Recentemente, eu discuti com uma aluna da universidade Estácio, onde dei aula de Língua Portuguesa, que o verbo "checar" não existe. Eu disse que (eu checo, tu checas, ele checa, nós checamos, vós checais, eles checam) não era português, mas uma abrasileiração do verbo "to check" do inglês, cujo significamo, aí sim, seria "verificar" ou "conferir". Ela discordou de mim. A aluna ficou surpresa com minha afirmação e contra-argumentou que no emprego dela, era muito comum o chefe a chamar para pré-checar as coisas. Então eu disse que o professor e os colegas de aula não precisavam ser envolvidos nas atividades dela com o chefe. Se ela quisesse prechecar com ele, era problema dela, que prechecasse à vontade. Na minha opinião, se meu chefe manifestasse interesse em dar uma prechecada comigo, eu tentaria ponderar com ele se não seria melhor fazermos uma "verificação prévia" ou uma "conferência à priori".
Detalhe da minha estante (Clinton e Bush).

Quando um novo aluno "se matricula" comigo, a minha primeira providência é, quase sempre, tentar tirar dele anos de vício de "inglês brasileiro", para depois desenvolver o English. Aí vão alguns exemplos da minha luta ininterrupta.


PALAVRA E SIGNIFICADO
INGLÊS BRASILEIRO
INGLÊS DA CALIFÓRNIA
COUNTRY - país, campo, interior, caipira, sertanejo
"cauntri"
"cântri"
APPLE - maça, marca de equipamento de tecnologia
"êipol!
"épol"
CLOSET - armário embutido
"clôuzeti" 
"clósset" 
IRON - ferro, passar a ferro
"airon"
"aiêrn"
WORLD - mundo
"uordi"
"uôr+old"
GIRL - menina
"guél"
"guir+ol"
DESSERT - sobremesa
"dessérti"
"dizêrt"
RESORT - recurso, refúgio
"ressorti'
"rizort
FIRE - fogo, atirar
"faire"
"faiêr" 
EMPIRE - império
"empaire"
"empaiêr"
PRINTABLE - imprimível
"printêibol"
"príntabol"
PRIVATE - privado, particular
"priveiti"
"praivit"
PROGRESS - progresso
"prôugres"
"prógres"
HOUSE - casa
"rausi"
"ráus"
LAPTOP - computador portátil
"nouti"
"laptop"
SNEAKERS - sapatos esportivos
"tenis"
"sniquers"
MALL - centro de compras
"shópin"
"mól"
TUXEDO - traje social
"smôquin"
"tucs"
NET - rede
"nétchi"
"nét"

Além desse vocabulário exclusivo do inglês falado no Brasil, uma característica que dificulta a comunicação com o resto do mundo, é que o brasileiro não diferencia, por exemplo, as letras "R" e "H", "E" e "I" e "F" e "TH". 

Vamos ver na prática para ficar mais fácil entender o que eu quero dizer: rat (rato) e hat (chapéu), têm a mesma pronúncia no inglês brasileiro.

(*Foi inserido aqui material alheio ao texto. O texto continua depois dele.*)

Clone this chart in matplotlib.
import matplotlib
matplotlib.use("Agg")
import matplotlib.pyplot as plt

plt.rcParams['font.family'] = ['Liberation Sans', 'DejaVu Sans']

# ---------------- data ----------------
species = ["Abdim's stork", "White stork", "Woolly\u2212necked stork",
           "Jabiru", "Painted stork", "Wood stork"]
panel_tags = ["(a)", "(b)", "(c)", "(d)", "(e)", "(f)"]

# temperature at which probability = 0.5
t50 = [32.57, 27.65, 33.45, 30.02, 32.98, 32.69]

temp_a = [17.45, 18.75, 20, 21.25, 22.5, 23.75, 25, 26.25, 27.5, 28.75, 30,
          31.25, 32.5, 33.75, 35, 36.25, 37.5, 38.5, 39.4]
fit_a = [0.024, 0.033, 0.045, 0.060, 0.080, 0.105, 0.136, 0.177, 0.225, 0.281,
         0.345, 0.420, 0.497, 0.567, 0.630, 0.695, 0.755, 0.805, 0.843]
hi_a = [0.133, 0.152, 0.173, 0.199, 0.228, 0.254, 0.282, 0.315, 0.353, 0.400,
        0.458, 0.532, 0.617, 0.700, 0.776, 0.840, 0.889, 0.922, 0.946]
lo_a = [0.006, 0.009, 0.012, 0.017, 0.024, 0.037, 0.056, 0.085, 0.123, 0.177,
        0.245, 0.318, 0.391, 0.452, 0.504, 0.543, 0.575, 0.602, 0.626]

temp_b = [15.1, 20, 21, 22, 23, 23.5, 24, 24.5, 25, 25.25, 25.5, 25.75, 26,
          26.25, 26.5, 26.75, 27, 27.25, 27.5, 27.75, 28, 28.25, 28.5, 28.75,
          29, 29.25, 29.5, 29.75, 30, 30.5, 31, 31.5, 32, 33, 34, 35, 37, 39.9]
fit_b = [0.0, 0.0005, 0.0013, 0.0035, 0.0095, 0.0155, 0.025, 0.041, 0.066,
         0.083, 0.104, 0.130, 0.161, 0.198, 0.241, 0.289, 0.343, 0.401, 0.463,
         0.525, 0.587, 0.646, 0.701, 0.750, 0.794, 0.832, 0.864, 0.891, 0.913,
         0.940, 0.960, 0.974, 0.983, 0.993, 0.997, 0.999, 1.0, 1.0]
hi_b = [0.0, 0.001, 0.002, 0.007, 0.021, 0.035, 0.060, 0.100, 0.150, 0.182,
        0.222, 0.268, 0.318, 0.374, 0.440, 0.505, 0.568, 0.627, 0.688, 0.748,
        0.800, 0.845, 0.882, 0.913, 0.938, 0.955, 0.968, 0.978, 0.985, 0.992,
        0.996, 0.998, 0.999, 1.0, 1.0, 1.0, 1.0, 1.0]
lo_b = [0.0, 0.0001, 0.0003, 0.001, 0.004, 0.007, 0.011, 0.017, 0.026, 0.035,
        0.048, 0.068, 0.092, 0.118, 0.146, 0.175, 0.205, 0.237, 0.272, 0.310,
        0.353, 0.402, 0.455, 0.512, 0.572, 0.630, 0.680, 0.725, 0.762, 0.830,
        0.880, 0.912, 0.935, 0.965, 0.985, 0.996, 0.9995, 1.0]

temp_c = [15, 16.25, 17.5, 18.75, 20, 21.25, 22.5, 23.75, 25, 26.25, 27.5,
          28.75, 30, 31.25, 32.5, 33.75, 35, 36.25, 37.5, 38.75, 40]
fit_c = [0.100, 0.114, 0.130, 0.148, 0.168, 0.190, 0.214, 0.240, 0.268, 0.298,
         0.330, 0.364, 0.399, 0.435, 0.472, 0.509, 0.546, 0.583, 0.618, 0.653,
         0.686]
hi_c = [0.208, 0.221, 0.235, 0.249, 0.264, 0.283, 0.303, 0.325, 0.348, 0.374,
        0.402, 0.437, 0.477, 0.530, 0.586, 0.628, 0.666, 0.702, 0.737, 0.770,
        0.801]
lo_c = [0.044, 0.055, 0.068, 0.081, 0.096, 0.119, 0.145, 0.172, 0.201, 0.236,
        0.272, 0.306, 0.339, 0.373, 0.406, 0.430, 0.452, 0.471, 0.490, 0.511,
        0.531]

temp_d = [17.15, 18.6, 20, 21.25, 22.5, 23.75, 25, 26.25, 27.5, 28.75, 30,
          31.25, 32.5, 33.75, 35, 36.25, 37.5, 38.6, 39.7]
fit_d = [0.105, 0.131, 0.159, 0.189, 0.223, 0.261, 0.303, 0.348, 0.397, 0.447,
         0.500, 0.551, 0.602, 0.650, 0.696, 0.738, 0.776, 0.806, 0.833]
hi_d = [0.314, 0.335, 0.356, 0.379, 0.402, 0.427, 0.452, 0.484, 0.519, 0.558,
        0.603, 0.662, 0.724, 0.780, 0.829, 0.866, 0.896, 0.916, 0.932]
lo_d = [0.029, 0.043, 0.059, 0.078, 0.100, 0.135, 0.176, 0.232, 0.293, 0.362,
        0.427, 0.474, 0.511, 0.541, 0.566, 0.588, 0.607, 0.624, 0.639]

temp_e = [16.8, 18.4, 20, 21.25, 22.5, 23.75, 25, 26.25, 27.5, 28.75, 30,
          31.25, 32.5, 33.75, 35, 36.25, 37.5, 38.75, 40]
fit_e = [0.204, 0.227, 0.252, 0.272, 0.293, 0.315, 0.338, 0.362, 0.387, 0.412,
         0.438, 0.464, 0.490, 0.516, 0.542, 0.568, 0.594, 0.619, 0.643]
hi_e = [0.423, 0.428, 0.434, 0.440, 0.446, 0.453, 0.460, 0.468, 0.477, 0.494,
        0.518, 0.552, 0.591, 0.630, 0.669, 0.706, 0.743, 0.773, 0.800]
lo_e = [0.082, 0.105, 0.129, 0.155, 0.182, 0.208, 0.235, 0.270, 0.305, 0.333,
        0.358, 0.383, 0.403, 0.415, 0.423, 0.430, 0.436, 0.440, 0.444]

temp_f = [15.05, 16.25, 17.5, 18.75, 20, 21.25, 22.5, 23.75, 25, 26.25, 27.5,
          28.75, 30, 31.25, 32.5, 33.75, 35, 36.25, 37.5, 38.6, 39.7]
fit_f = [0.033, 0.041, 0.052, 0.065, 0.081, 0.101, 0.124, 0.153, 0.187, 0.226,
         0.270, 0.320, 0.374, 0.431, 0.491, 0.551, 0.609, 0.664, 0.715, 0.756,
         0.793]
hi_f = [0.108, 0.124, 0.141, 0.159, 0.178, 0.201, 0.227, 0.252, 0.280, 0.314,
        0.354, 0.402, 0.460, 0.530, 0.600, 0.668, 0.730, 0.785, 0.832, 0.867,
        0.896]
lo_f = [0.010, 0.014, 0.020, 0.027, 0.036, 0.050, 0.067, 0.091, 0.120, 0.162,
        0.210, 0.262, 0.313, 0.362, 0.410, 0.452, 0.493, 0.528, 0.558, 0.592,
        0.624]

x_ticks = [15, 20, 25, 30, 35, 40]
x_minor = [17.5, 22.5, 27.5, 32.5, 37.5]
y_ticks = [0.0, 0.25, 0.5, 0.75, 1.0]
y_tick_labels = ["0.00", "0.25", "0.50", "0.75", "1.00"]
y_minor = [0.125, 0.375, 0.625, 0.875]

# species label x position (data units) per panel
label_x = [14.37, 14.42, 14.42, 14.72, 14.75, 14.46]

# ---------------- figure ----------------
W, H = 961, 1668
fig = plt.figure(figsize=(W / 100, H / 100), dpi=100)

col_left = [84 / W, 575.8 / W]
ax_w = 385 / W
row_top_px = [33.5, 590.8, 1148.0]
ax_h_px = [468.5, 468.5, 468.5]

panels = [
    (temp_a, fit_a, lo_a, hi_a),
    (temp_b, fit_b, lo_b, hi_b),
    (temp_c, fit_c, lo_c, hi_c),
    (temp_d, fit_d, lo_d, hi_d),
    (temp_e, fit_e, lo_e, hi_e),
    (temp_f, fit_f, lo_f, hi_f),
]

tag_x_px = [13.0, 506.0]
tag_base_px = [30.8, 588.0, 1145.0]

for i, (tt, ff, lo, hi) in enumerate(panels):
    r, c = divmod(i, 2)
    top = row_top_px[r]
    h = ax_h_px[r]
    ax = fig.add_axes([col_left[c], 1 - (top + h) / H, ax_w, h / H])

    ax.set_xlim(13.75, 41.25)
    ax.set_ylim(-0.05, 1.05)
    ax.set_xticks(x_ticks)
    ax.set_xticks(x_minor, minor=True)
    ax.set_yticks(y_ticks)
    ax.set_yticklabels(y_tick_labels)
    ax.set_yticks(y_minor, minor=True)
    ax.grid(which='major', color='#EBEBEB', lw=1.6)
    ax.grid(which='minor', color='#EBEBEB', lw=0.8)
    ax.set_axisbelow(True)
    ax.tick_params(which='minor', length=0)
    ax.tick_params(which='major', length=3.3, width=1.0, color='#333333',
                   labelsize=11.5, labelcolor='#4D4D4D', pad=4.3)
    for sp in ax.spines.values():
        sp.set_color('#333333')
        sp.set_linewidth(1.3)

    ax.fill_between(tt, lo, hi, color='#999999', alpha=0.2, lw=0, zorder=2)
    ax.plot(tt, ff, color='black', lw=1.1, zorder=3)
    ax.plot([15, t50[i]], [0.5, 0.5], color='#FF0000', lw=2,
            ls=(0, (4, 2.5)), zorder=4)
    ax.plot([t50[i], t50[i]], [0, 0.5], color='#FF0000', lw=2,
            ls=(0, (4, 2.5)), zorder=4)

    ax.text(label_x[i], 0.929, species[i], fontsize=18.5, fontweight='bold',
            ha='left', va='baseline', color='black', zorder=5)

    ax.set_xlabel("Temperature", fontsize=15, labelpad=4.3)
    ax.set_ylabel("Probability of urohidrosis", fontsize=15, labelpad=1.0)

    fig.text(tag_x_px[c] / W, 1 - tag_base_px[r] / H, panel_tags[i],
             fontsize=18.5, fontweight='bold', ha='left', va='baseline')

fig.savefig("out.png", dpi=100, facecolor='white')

O mesmo ocorre com roof (telhado) e hoof (casco), rum (a bebida rum) e hum (zumbir, zumbido), rim (beira, borda) e him (ele, lhe), root (raiz) e hoot (pio, apito). Todas têm o mesmo som de "o rato roeu a roupa do rei de Roma".

O inglês do resto do mundo não é assim. Apenas o "H" tem o som do "rei de Roma" (com algumas exceções, caso de hour ("our") e honest ("onest"), em que o "H" não tem som algum). Já para o "R", é como o José Dirceu dizendo poRta, poRco ou jantaR. Em uma das minhas viagens à Califórnia, uma amiga brasileira que me acompanhava, disse a um balconista de uma loja o que ela imaginava ser "eu gostaria de um tapete". O lojista, muito solícito, saltou de trás do balcão e lascou-lhe um grande abraço. É que "rug" é tapete e "hug" é abraço.

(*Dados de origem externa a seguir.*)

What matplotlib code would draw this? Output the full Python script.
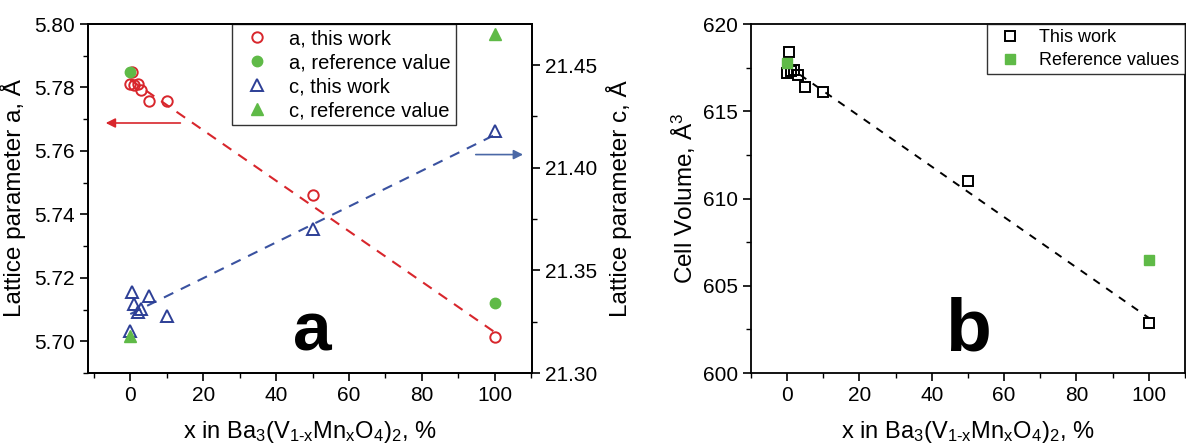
import numpy as np
import matplotlib
matplotlib.use("Agg")
from matplotlib import pyplot as plt

plt.rcParams['font.family'] = ['Liberation Sans', 'DejaVu Sans']
plt.rcParams['mathtext.fontset'] = 'custom'
plt.rcParams['mathtext.rm'] = 'Liberation Sans'
plt.rcParams['mathtext.it'] = 'Liberation Sans'

# composition, % Mn
x_work = [0, 0.4, 1, 2, 3, 5, 10, 50, 100]
# lattice parameter a, this work
a_work = [5.7811, 5.7848, 5.7809, 5.7811, 5.7792, 5.7756, 5.7756, 5.7460, 5.7012]
# lattice parameter c, this work
c_work = [21.3207, 21.3393, 21.3336, 21.3296, 21.3312, 21.3377, 21.3280, 21.3703, 21.4177]
# cell volume, this work
v_work = [617.22, 618.41, 617.30, 617.36, 617.05, 616.37, 616.08, 611.02, 602.88]

x_ref = [0, 100]
a_ref = [5.7848, 5.7121]
c_ref = [21.3178, 21.4652]
v_ref = [617.78, 606.50]

red = '#d8262c'
blue = '#2d3f96'
green = '#5fba47'

xlabel = r'x in Ba$_3$(V$_{1\text{-}x}$Mn$_x$O$_4$)$_2$, %'

fig = plt.figure(figsize=(11.86, 4.43), dpi=100)
ax1 = fig.add_axes([0.0742, 0.158, 0.3744, 0.7878])
ax2 = ax1.twinx()
ax3 = fig.add_axes([0.6332, 0.158, 0.3658, 0.7878])

ms = 7.5
mew = 1.4

# fitted trend lines
xf = np.array([0, 100])
pa = np.polyfit(x_work, a_work, 1)
pc = np.polyfit(x_work, c_work, 1)
pv = np.polyfit(x_work, v_work, 1)

ax1.plot(xf, np.polyval(pa, xf), '--', color=red, lw=1.5, dashes=(5, 4))
h1, = ax1.plot(x_work, a_work, 'o', mfc='none', mec=red, ms=ms, mew=mew, label='a, this work')
h2, = ax1.plot(x_ref, a_ref, 'o', color=green, ms=ms, label='a, reference value')
ax2.plot(xf, np.polyval(pc, xf), '--', color='#3a52a0', lw=1.5, dashes=(5, 4))
h3, = ax2.plot(x_work, c_work, '^', mfc='none', mec=blue, ms=ms + 1, mew=mew, label='c, this work')
h4, = ax2.plot(x_ref, c_ref, '^', color=green, ms=ms + 1, label='c, reference value')

ax1.set_xlim(-11.6, 110.2)
ax1.set_ylim(5.69, 5.80)
ax2.set_ylim(21.30, 21.47)
ax1.set_yticks([5.70, 5.72, 5.74, 5.76, 5.78, 5.80])
ax1.set_yticks(np.arange(5.69, 5.80, 0.02), minor=True)
ax2.set_yticks([21.30, 21.35, 21.40, 21.45])
ax2.set_yticks([21.325, 21.375, 21.425], minor=True)
ax1.yaxis.set_major_formatter(matplotlib.ticker.FormatStrFormatter('%.2f'))
ax2.yaxis.set_major_formatter(matplotlib.ticker.FormatStrFormatter('%.2f'))

ax1.annotate('', xy=(-7.5, 5.7688), xytext=(14.5, 5.7688),
             arrowprops=dict(arrowstyle='-|>', color=red, lw=1.2, mutation_scale=14))
ax2.annotate('', xy=(108.5, 21.4064), xytext=(94, 21.4064),
             arrowprops=dict(arrowstyle='-|>', color='#4a68a6', lw=1.2, mutation_scale=14))

ax1.text(50, 5.6972, 'a', fontsize=50, fontweight='bold', ha='center', va='baseline')

ax1.set_ylabel('Lattice parameter a, Å', fontsize=17.5, labelpad=6)
ax2.set_ylabel('Lattice parameter c, Å', fontsize=17.5, labelpad=6)
ax1.set_xlabel(xlabel, fontsize=17, labelpad=10)

leg = ax1.legend(handles=[h1, h2, h3, h4], loc='upper left', bbox_to_anchor=(0.324, 1.0),
                 fontsize=14.5, frameon=True, fancybox=False, edgecolor='black',
                 borderaxespad=0, handletextpad=0.6, labelspacing=0.25, borderpad=0.25)
leg.get_frame().set_linewidth(1.0)

# panel b
ax3.plot(xf, np.polyval(pv, xf), '--', color='black', lw=1.4, dashes=(4, 4))
h5, = ax3.plot(x_work, v_work, 's', mfc='none', mec='black', ms=7.5, mew=1.4, label='This work')
h6, = ax3.plot(x_ref, v_ref, 's', color=green, ms=7.5, label='Reference values')
ax3.set_xlim(-10, 110)
ax3.set_ylim(600, 620)
ax3.set_yticks([600, 605, 610, 615, 620])
ax3.set_yticks([602.5, 607.5, 612.5, 617.5], minor=True)
ax3.text(50, 601.3, 'b', fontsize=54, fontweight='bold', ha='center', va='baseline')
ax3.set_ylabel('Cell Volume, Å$^3$', fontsize=17.5, labelpad=3)
ax3.set_xlabel(xlabel, fontsize=17, labelpad=10)
leg2 = ax3.legend(handles=[h5, h6], loc='upper right', bbox_to_anchor=(1.0, 1.0),
                  fontsize=13, frameon=True, fancybox=False, edgecolor='black',
                  borderaxespad=0, handletextpad=0.6, labelspacing=0.3, borderpad=0.3)
leg2.get_frame().set_linewidth(1.0)

for ax in [ax1, ax3]:
    ax.set_xticks([0, 20, 40, 60, 80, 100])
    ax.set_xticks([-10, 10, 30, 50, 70, 90, 110], minor=True)
for ax in [ax1, ax2, ax3]:
    ax.tick_params(which='major', direction='out', length=6, width=1.2, labelsize=15)
    ax.tick_params(which='minor', direction='out', length=3.5, width=1.0)
    for s in ax.spines.values():
        s.set_linewidth(1.3)
ax1.tick_params(axis='x', which='both', top=False)
ax3.tick_params(axis='both', which='both', top=False, right=False)

fig.savefig('out.png', dpi=100)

Da mesma forma, é quase impossível, no inglês brasileiro, ver diferença entre shit (merda) e sheet (folha de papel, lençol), chip (lasca) e cheap (barato), ship (nave, navio) e sheep (ovelha), bitch (cadela) e beach (praia). Ou entre thought (pensou) e fought (lutou), thin (magro) e fin (barbatana), thigh (coxa) e sigh (suspiro).

O contato dos brasileiros com estrangeiros é cada vez mais frequente, tanto viajando ao exterior quanto recebendo turistas e negociantes. No ano que vem, na Copa, será maior ainda. Os gringos não vão ficar só no litoral, vão chegar até Cuiabá, uma das cidades onde os jogos acontecerão. Oportunidades não faltarão para os brasileiros assombrarem o mundo com a sua versão do inglês.
Detalhe da minha estante (Spock e Obama).